48 Statement on events organized by Arab Students Collective
|To:||Principals, Deans, Academic Directors & Chairs|
|From:||David Farrar, Deputy Provost and Vice-Provost, Students|
|Date:||January 19, 2005|
|Re:||Statement on events organized by Arab Students’ Collective|
Concerns have been raised by some members of the community about an upcoming series of events to be held on campus by the Arab Students’ Collective under the title Israeli Apartheid Week. Those opposed to the content of these events have urged the University to force the Arab Students’ Collective to cancel its activities. We will not. To do so would violate the University’s fundamental commitment to freedom of speech.
The Arab Students' Collective is an independent campus group, recognized in compliance with the university’s Policy on the Recognition of Campus Groups, which provides a general framework for the recognition of informal campus organizations. Specifically, the policy provides that:
“In its relation with these organizations, the University is guided by a commitment to the right of University members to communicate and to discuss and explore all ideas, to organize groups for any lawful purpose, to distribute on campus, in a reasonable way, published material provided that it is not unlawful, to hold meetings, to debate and to engage in peaceful demonstrations, and to freedom from discrimination on the basis of sex, race or religion.
“Under the terms of this policy the University will not attempt to censor, control or interfere with any group on the basis of its philosophy, beliefs, interests or opinions expressed unless and until these lead to activities which are illegal or which infringe the rights and freedoms already mentioned. By the same token, recognition as a ‘campus group’ by the University implies neither endorsement of a particular group’s beliefs or philosophy, nor the assumption of legal liability for the group’s activities.”
The very fact that the Arab Students’ Collective and other campus groups exist speaks to a central value of the University of Toronto. As an academic community, we have a fundamental commitment to the principles of freedom of inquiry, freedom of speech and freedom of association. In this context, campus groups avail themselves of campus facilities for activities.
As the University’s Statement on Freedom of Speech provides:
“…the essential purpose of the University is to engage in the pursuit of truth, the advancement of learning and the dissemination of knowledge. To achieve this purpose, all members of the University must have as a prerequisite freedom of speech and expression, which means the right to examine, question, investigate, speculate, and comment on any issue without reference to prescribed doctrine, as well as the right to criticize the University and society at large…The existence of an institution where unorthodox ideas, alternative modes of thinking and living, and radical prescriptions for social ills can be debated contributes immensely to social and political change and the advancement of human rights both inside and outside the University.
“Often this debate may generate controversy and disputes among members of the University and the wider community. In such cases, the University’s primary obligation is to protect the free speech of all involved. The University must allow the fullest range of debate. It should not limit that debate by preordaining conclusions, or punishing or inhibiting the reasonable exercise of free speech.”

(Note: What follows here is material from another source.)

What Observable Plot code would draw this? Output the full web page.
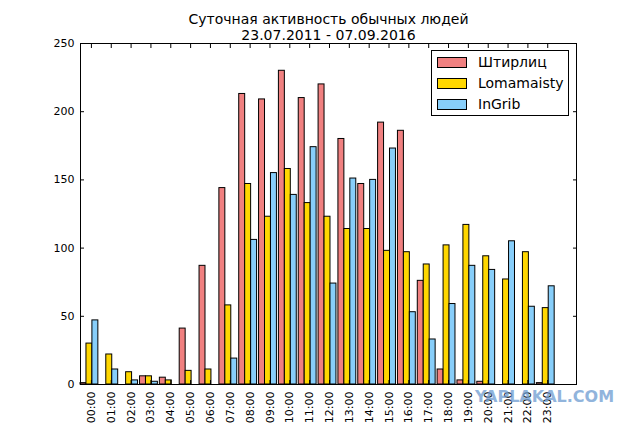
<!DOCTYPE html>
<html>
<head>
<meta charset="utf-8">
<script src="https://cdn.jsdelivr.net/npm/d3@7"></script>
<script src="https://cdn.jsdelivr.net/npm/@observablehq/plot@0.6"></script>
<style>
  html, body { margin: 0; padding: 0; background: #fff; }
  #wrap { position: relative; width: 640px; height: 427px; font-family: "DejaVu Sans", sans-serif; }
  #legend { position: absolute; left: 431px; top: 50px; width: 138px; height: 66px; border: 1px solid #000; background: #fff; box-sizing: border-box; }
  .row { position: absolute; left: 5px; height: 12px; display: flex; align-items: center; font-size: 14px; color: #000; }
  .sw { width: 28px; height: 9px; border: 1px solid #000; margin-right: 11px; flex: none; }
  #wm { position: absolute; left: 475px; top: 387px; font-family: "DejaVu Sans", sans-serif; font-weight: bold; font-size: 16px; color: #6d9bd1; opacity: 0.75; letter-spacing: 0px; }
</style>
</head>
<body>
<div id="wrap"></div>
<script>
const hours = ["00:00","01:00","02:00","03:00","04:00","05:00","06:00","07:00","08:00","09:00","10:00","11:00",
               "12:00","13:00","14:00","15:00","16:00","17:00","18:00","19:00","20:00","21:00","22:00","23:00"];
const seriesNames = ["Штирлиц", "Lomamaisty", "InGrib"];
const shtirlits  = [1, 0, 0, 6, 5, 41, 87, 144, 213, 209, 230, 210, 220, 180, 147, 192, 186, 76, 11, 3, 2, 0, 0, 1];
const lomamaisty = [30, 22, 9, 6, 3, 10, 11, 58, 147, 123, 158, 133, 123, 114, 114, 98, 97, 88, 102, 117, 94, 77, 97, 56];
const ingrib     = [47, 11, 3, 2, 0, 0, 0, 19, 106, 155, 139, 174, 74, 151, 150, 173, 53, 33, 59, 87, 84, 105, 57, 72];
const yTicks = [0, 50, 100, 150, 200, 250];
const colors = ["#f08080", "#ffd700", "#87cefa"];
const titleLines = ["Суточная активность обычных людей", "23.07.2011 - 07.09.2016"];

const barW = 0.3;
const tickOffset = 0.55;
const allSeries = [shtirlits, lomamaisty, ingrib];
const rows = [];
allSeries.forEach((vals, k) => vals.forEach((v, i) => rows.push({
  series: seriesNames[k], x1: i + k * barW, x2: i + (k + 1) * barW, value: v
})));
const xTickPos = hours.map((h, i) => i + tickOffset);

const chart = Plot.plot({
  width: 640,
  height: 427,
  marginLeft: 80,
  marginRight: 64,
  marginTop: 43,
  marginBottom: 43,
  style: { fontFamily: "DejaVu Sans, sans-serif", fontSize: "11px", color: "#000", background: "#fff" },
  x: { domain: [0, 25] },
  y: { domain: [0, 250] },
  color: { domain: seriesNames, range: colors },
  marks: [
    Plot.rectY(rows, { x1: "x1", x2: "x2", y1: 0, y2: "value", fill: "series", stroke: "#000", strokeWidth: 1 }),
    Plot.axisY({ anchor: "left", ticks: yTicks, tickSize: 0, tickPadding: 6, label: null, fontSize: 11 }),
    Plot.axisY({ anchor: "left", ticks: yTicks, tickSize: 4, text: null, label: null, dx: 4 }),
    Plot.axisY({ anchor: "right", ticks: yTicks, tickSize: 4, text: null, label: null, dx: -4 }),
    Plot.axisX({ anchor: "top", ticks: xTickPos, tickSize: 4, text: null, label: null, dy: 4 }),
    Plot.axisX({ anchor: "bottom", ticks: xTickPos, tickSize: 4, text: null, label: null, dy: -4 }),
    Plot.axisX({ anchor: "bottom", ticks: xTickPos, tickSize: 0, tickPadding: 7, tickRotate: -90,
                 tickFormat: d => hours[Math.round(d - tickOffset)], label: null, fontSize: 11 }),
    Plot.frame({ stroke: "#000", strokeWidth: 1 }),
    Plot.text([titleLines[0]], { frameAnchor: "top", dy: -29, fontSize: 14, fill: "#000" }),
    Plot.text([titleLines[1]], { frameAnchor: "top", dy: -13, fontSize: 14, fill: "#000" })
  ]
});

const wrap = document.getElementById("wrap");
wrap.appendChild(chart);

const legend = document.createElement("div");
legend.id = "legend";
seriesNames.forEach((name, k) => {
  const row = document.createElement("div");
  row.className = "row";
  row.style.top = (5 + k * 21) + "px";
  const sw = document.createElement("span");
  sw.className = "sw";
  sw.style.background = colors[k];
  const t = document.createElement("span");
  t.textContent = name;
  row.appendChild(sw);
  row.appendChild(t);
  legend.appendChild(row);
});
wrap.appendChild(legend);

const wm = document.createElement("div");
wm.id = "wm";
wm.textContent = "YAPLAKAL.COM";
wrap.appendChild(wm);
</script>
</body>
</html>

With respect to the events planned by the Arab Students’ Collective, the University has no reason to believe that the activities will exceed the boundaries for free speech as articulated in the Statement on Freedom of Speech. The U of T upholds the fundamental principles of open dialogue and tolerance within its community. The ability to question, examine and comment on issues of the day, even when such commentary may be repugnant to some, is central to the mission of the University. Having said that, all University activity is subject to the laws of Canada, and behaviour or speech that constitutes hatred or incitement to hatred against any group will be dealt with quickly and appropriately.
By participating in a wide range of activities and discussions during their time here, students and other members of our community learn to navigate the intellectual, political, social and cultural diversity that characterizes vibrant university life. Vigorous debate, especially concerning human rights and other global issues, provides an opportunity to seek solutions without violence. We must protect that opportunity, for the University and for the larger community.

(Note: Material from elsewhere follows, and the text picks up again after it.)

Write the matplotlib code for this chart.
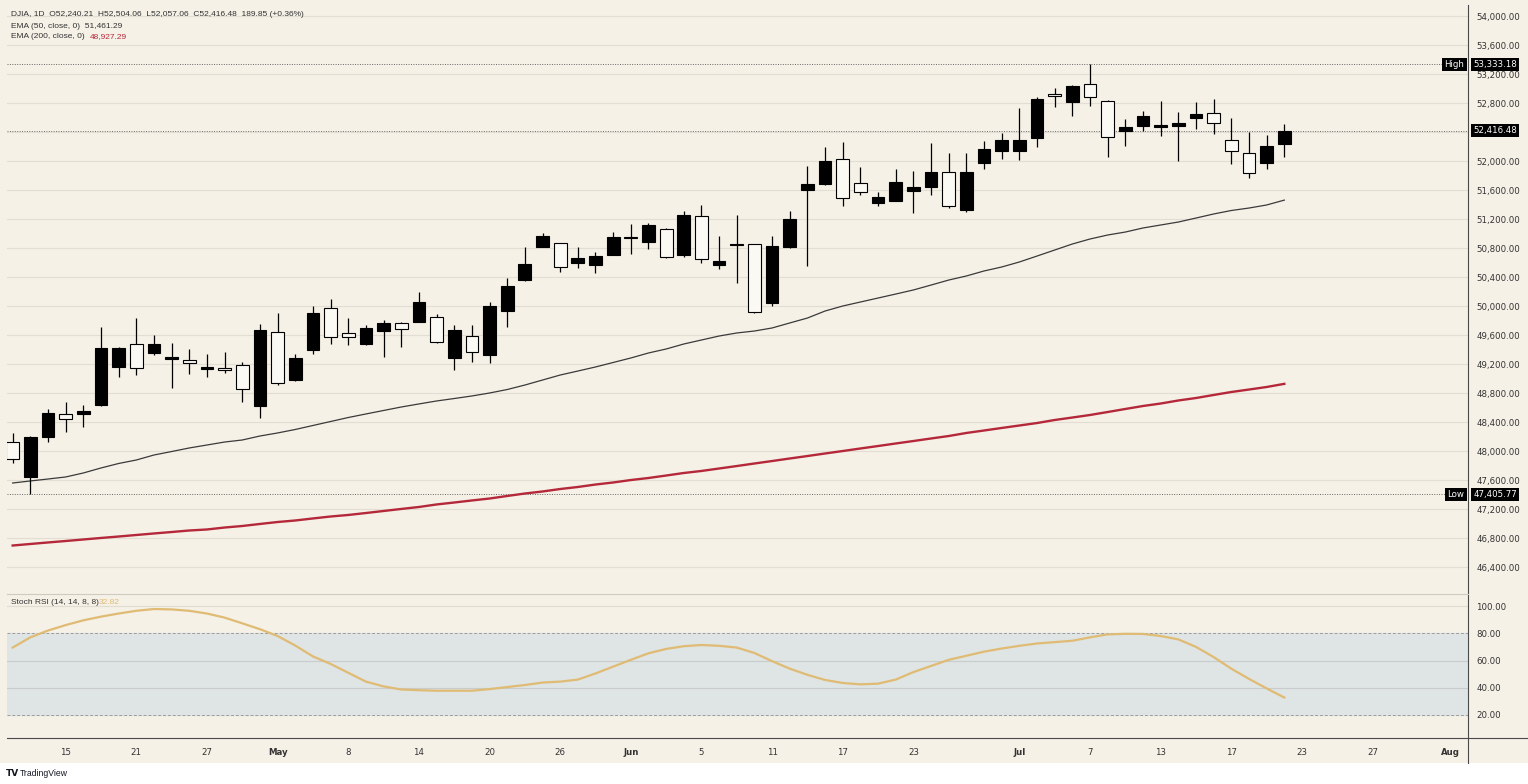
import matplotlib
matplotlib.use("Agg")
import matplotlib.pyplot as plt
from matplotlib.lines import Line2D
from matplotlib.patches import Rectangle
from matplotlib.ticker import FuncFormatter
import matplotlib.transforms as mtransforms

# ---- data (daily DJIA candles, Apr 10 .. Jul 22) ----
opens = [48130, 47647, 48190, 48512, 48507, 48636, 49156, 49473, 49349, 49270,
         49256, 49136, 49146, 49183, 48622, 49647, 48976, 49394, 49969, 49624,
         49473, 49652, 49762, 49784, 49845, 49280, 49587, 49325, 49932, 50355,
         50819, 50866, 50598, 50570, 50704, 50950, 50888, 51059, 50704, 51246,
         50562, 50845, 50852, 50038, 50810, 51601, 51679, 52024, 51693, 51425,
         51453, 51587, 51638, 51845, 51325, 51977, 52143, 52143, 52313, 52924,
         52810, 53058, 52828, 52418, 52483, 52465, 52483, 52598, 52658, 52290,
         52107, 51969, 52240.21]
highs = [48254, 48210, 48576, 48681, 48636, 49715, 49440, 49831, 49601, 49495,
         49408, 49335, 49371, 49233, 49753, 49909, 49335, 50001, 50097, 49831,
         49739, 49808, 49776, 50190, 49891, 49739, 49739, 50060, 50383, 50819,
         51003, 50870, 50810, 50750, 51017, 51132, 51150, 51073, 51315, 51394,
         50966, 51256, 50860, 50966, 51315, 51936, 52189, 52267, 51922, 51577,
         51886, 51867, 52253, 52115, 52115, 52280, 52382, 52727, 52887, 53003,
         53045, 53333.18, 52835, 52575, 52694, 52832, 52680, 52818, 52851, 52598,
         52396, 52359, 52504.06]
lows = [47840, 47405.77, 48130, 48267, 48328, 48620, 49026, 49049, 49325, 48866,
        49063, 49018, 49073, 48681, 48461, 48911, 48970, 49339, 49477, 49463,
        49460, 49302, 49440, 49780, 49495, 49118, 49233, 49219, 49707, 50350,
        50810, 50466, 50521, 50452, 50700, 50714, 50783, 50667, 50681, 50590,
        50507, 50314, 49905, 50001, 50800, 50552, 51670, 51380, 51532, 51380,
        51445, 51288, 51532, 51348, 51301, 51886, 52024, 52014, 52198, 52741,
        52625, 52763, 52051, 52211, 52414, 52345, 52005, 52442, 52369, 51955,
        51770, 51886, 52057.06]
closes = [47891, 48198, 48521, 48443, 48553, 49426, 49426, 49142, 49473, 49302,
          49211, 49164, 49118, 48852, 49670, 48943, 49288, 49900, 49578, 49569,
          49693, 49762, 49680, 50060, 49509, 49670, 49371, 50001, 50277, 50584,
          50970, 50535, 50659, 50690, 50957, 50940, 51118, 50681, 51256, 50649,
          50621, 50855, 49914, 50828, 51196, 51683, 52000, 51486, 51569, 51508,
          51707, 51646, 51853, 51384, 51845, 52166, 52290, 52290, 52851, 52897,
          53039, 52879, 52327, 52465, 52621, 52493, 52520, 52644, 52529, 52143,
          51831, 52211, 52416.48]

ema50 = [47560, 47588, 47615, 47643, 47698, 47767, 47829, 47877, 47946, 47994,
         48043, 48084, 48125, 48153, 48208, 48250, 48298, 48353, 48408, 48463,
         48512, 48560, 48608, 48650, 48691, 48725, 48760, 48801, 48849, 48911,
         48980, 49049, 49104, 49160, 49222, 49284, 49353, 49408, 49477, 49532,
         49587, 49629, 49656, 49698, 49767, 49835, 49932, 50001, 50056, 50111,
         50166, 50222, 50290, 50359, 50415, 50484, 50539, 50608, 50690, 50773,
         50856, 50925, 50980, 51021, 51077, 51118, 51159, 51214, 51270, 51318,
         51352, 51394, 51461.29]
ema200 = [46698, 46719, 46740, 46760, 46781, 46802, 46822, 46843, 46864, 46884,
          46905, 46919, 46946, 46967, 46995, 47022, 47043, 47071, 47098, 47119,
          47146, 47174, 47202, 47229, 47264, 47291, 47319, 47346, 47381, 47415,
          47443, 47477, 47505, 47539, 47567, 47601, 47629, 47663, 47698, 47726,
          47760, 47794, 47829, 47863, 47898, 47932, 47967, 48001, 48036, 48070,
          48105, 48139, 48174, 48208, 48250, 48284, 48319, 48353, 48387, 48429,
          48463, 48498, 48539, 48581, 48622, 48656, 48698, 48732, 48774, 48815,
          48849, 48884, 48927.29]
stoch_rsi = [69.5, 77, 82, 86, 89.5, 92.2, 94.5, 96.5, 97.8, 97.5,
             96.5, 94.5, 91.5, 87.3, 83, 78, 71, 63, 57.5, 51,
             44.5, 41, 38.7, 38.2, 37.8, 37.8, 37.8, 39, 40.5, 42,
             43.8, 44.5, 46, 50.5, 55.5, 60.5, 65.3, 68.5, 70.5, 71.4,
             70.8, 69.5, 65.5, 59.5, 54, 49.5, 45.7, 43.5, 42.5, 43,
             46, 51.5, 56, 60.5, 63.5, 66.5, 68.8, 70.8, 72.5, 73.5,
             74.5, 77, 79.2, 79.6, 79.5, 78, 75.5, 70, 62.5, 54,
             46.5, 39.5, 32.82]

tick_idx = [3, 7, 11, 15, 19, 23, 27, 31, 35, 39, 43, 47, 51, 57, 61, 65, 69, 73, 77, 81.4]
tick_lab = ['15', '21', '27', 'May', '8', '14', '20', '26', 'Jun', '5', '11', '17', '23',
            'Jul', '7', '13', '17', '23', '27', 'Aug']
month_lab = ['May', 'Jun', 'Jul', 'Aug']

last_price = 52416.48
high_price = 53333.18
low_price = 47405.77

# ---- layout ----
W, H = 1528, 784
BG = '#f5f1e7'
plt.rcParams['font.family'] = ['DejaVu Sans']

def fx(px):
    return px / W

def fy(py):
    return 1 - py / H

fig = plt.figure(figsize=(W / 100, H / 100), dpi=100, facecolor=BG)
fig.patches.append(Rectangle((0, 0), 1, fy(763), transform=fig.transFigure,
                             facecolor='white', edgecolor='none', zorder=0))

ax = fig.add_axes([fx(7), fy(593), fx(1468) - fx(7), fy(5) - fy(593)])
ax2 = fig.add_axes([fx(7), fy(738), fx(1468) - fx(7), fy(595) - fy(738)], sharex=ax)
for a in (ax, ax2):
    a.set_facecolor(BG)
    for s in a.spines.values():
        s.set_visible(False)

x = list(range(len(closes)))

# candles
for i in x:
    o, h, l, c = opens[i], highs[i], lows[i], closes[i]
    ax.vlines(i, l, h, color='black', lw=0.9, zorder=3)
    fill = 'black' if c >= o else '#fbf9f4'
    ax.bar(i, max(abs(c - o), 8), bottom=min(o, c), width=0.72, color=fill,
           edgecolor='black', linewidth=0.8, zorder=4)

ax.plot(x, ema50, color='#3a3a3a', lw=0.9, zorder=2)
ax.plot(x, ema200, color='#b5283a', lw=1.7, zorder=2)

# price labels hidden behind the marker boxes are left out
hidden = (52400, 47400)

def price_fmt(v, p):
    if round(v) in hidden:
        return ''
    return f'{v:,.2f}'

ax.set_xlim(-0.32, 82.4)
ax.set_ylim(46043, 54152)
ax.set_yticks(range(46400, 54001, 400))
ax.yaxis.tick_right()
ax.yaxis.set_major_formatter(FuncFormatter(price_fmt))
ax.tick_params(axis='y', length=0, pad=6, labelsize=6.2, labelcolor='#333333')
ax.tick_params(axis='x', length=0, labelbottom=False)
ax.grid(axis='y', color='#e2ded4', lw=0.8, zorder=0)

# dotted reference lines
for p in (high_price, last_price, low_price):
    ax.axhline(p, color='#666666', lw=0.7, ls=(0, (1, 1.5)), zorder=1)

trans = mtransforms.blended_transform_factory(ax.transAxes, ax.transData)
box = dict(boxstyle='square,pad=0.25', facecolor='black', edgecolor='none')
for p in (last_price, high_price, low_price):
    ax.text(1.0035, p, f'{p:,.2f}', transform=trans, ha='left', va='center',
            fontsize=6.2, color='white', bbox=box, clip_on=False, zorder=10)
ax.text(0.9975, high_price, 'High', transform=trans, ha='right', va='center',
        fontsize=6.2, color='white', bbox=box, clip_on=False, zorder=10)
ax.text(0.9975, low_price, 'Low', transform=trans, ha='right', va='center',
        fontsize=6.2, color='white', bbox=box, clip_on=False, zorder=10)

# stoch rsi panel
ax2.axhspan(20, 80, color='#dfe4e4', zorder=0)
ax2.axhline(100, color='#e0dcd2', lw=0.8, zorder=1)
for lv in (40, 60):
    ax2.axhline(lv, color='#c9ccca', lw=0.8, zorder=1)
for lv in (20, 80):
    ax2.axhline(lv, color='#9c9c9c', lw=0.7, ls=(0, (3, 2)), zorder=1)
ax2.plot(x, stoch_rsi, color='#dfbb74', lw=1.6, zorder=3)
ax2.set_ylim(3.1, 108.1)
ax2.set_yticks([20, 40, 60, 80, 100])
ax2.yaxis.tick_right()
ax2.yaxis.set_major_formatter(FuncFormatter(lambda v, p: f'{v:.2f}'))
ax2.tick_params(axis='y', length=0, pad=6, labelsize=6.2, labelcolor='#333333')
ax2.set_xticks(tick_idx)
ax2.set_xticklabels(tick_lab)
ax2.tick_params(axis='x', length=0, pad=7, labelsize=6.2, labelcolor='#333333')
for t in ax2.get_xticklabels():
    if t.get_text() in month_lab:
        t.set_fontweight('bold')

# frame lines
fig.add_artist(Line2D([fx(1468)] * 2, [fy(5), fy(763)], color='#4a4a4a', lw=0.8))
fig.add_artist(Line2D([fx(7), 1], [fy(738)] * 2, color='#4a4a4a', lw=0.8))
fig.add_artist(Line2D([fx(7), fx(1468)], [fy(594)] * 2, color='#cfcbc0', lw=0.8))

# legend texts
fs = 6.0
lf = ['Liberation Sans', 'DejaVu Sans']
fig.text(fx(11), fy(15), 'DJIA, 1D  O52,240.21  H52,504.06  L52,057.06  C52,416.48  189.85 (+0.36%)',
         fontsize=fs, family=lf, color='#333333', va='center')
fig.text(fx(11), fy(26), 'EMA (50, close, 0)  51,461.29', fontsize=fs, family=lf,
         color='#333333', va='center')
fig.text(fx(11), fy(37), 'EMA (200, close, 0)', fontsize=fs, family=lf, color='#333333', va='center')
fig.text(fx(90), fy(37), '48,927.29', fontsize=fs, family=lf, color='#b5283a', va='center')
fig.text(fx(11), fy(603), 'Stoch RSI (14, 14, 8, 8)', fontsize=fs, family=lf,
         color='#333333', va='center')
fig.text(fx(99), fy(603), '32.82', fontsize=fs, family=lf, color='#dfbb74', va='center')

fig.text(fx(6), fy(773), 'TV', fontsize=6.5, fontweight='bold', color='#131722', va='center')
fig.text(fx(20), fy(773), 'TradingView', fontsize=6.2, family=lf, color='#131722', va='center')

fig.savefig('out.png', dpi=100, facecolor=fig.get_facecolor())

In addition to controversy over the content of the events planned by the Arab Students’ Collective, there has also been a misconception that the events are sponsored by the Institute for Women’s Studies and Gender Studies (IWSGS). In fact, the institute is not a sponsor but circulated information about the events on its public listserv, which regularly relays notices of public events on campus or elsewhere in the community. The university concurs with a statement released by the institute’s director, Shahrzad Mojab, which notes that the fact that public event information is relayed to subscribers via this listserv does not constitute sponsorship or endorsement of the events.
Further, the fact that the University creates an environment where a recognized student group can express a view on a controversial subject does not mean that the University itself has expressed any view whatsoever.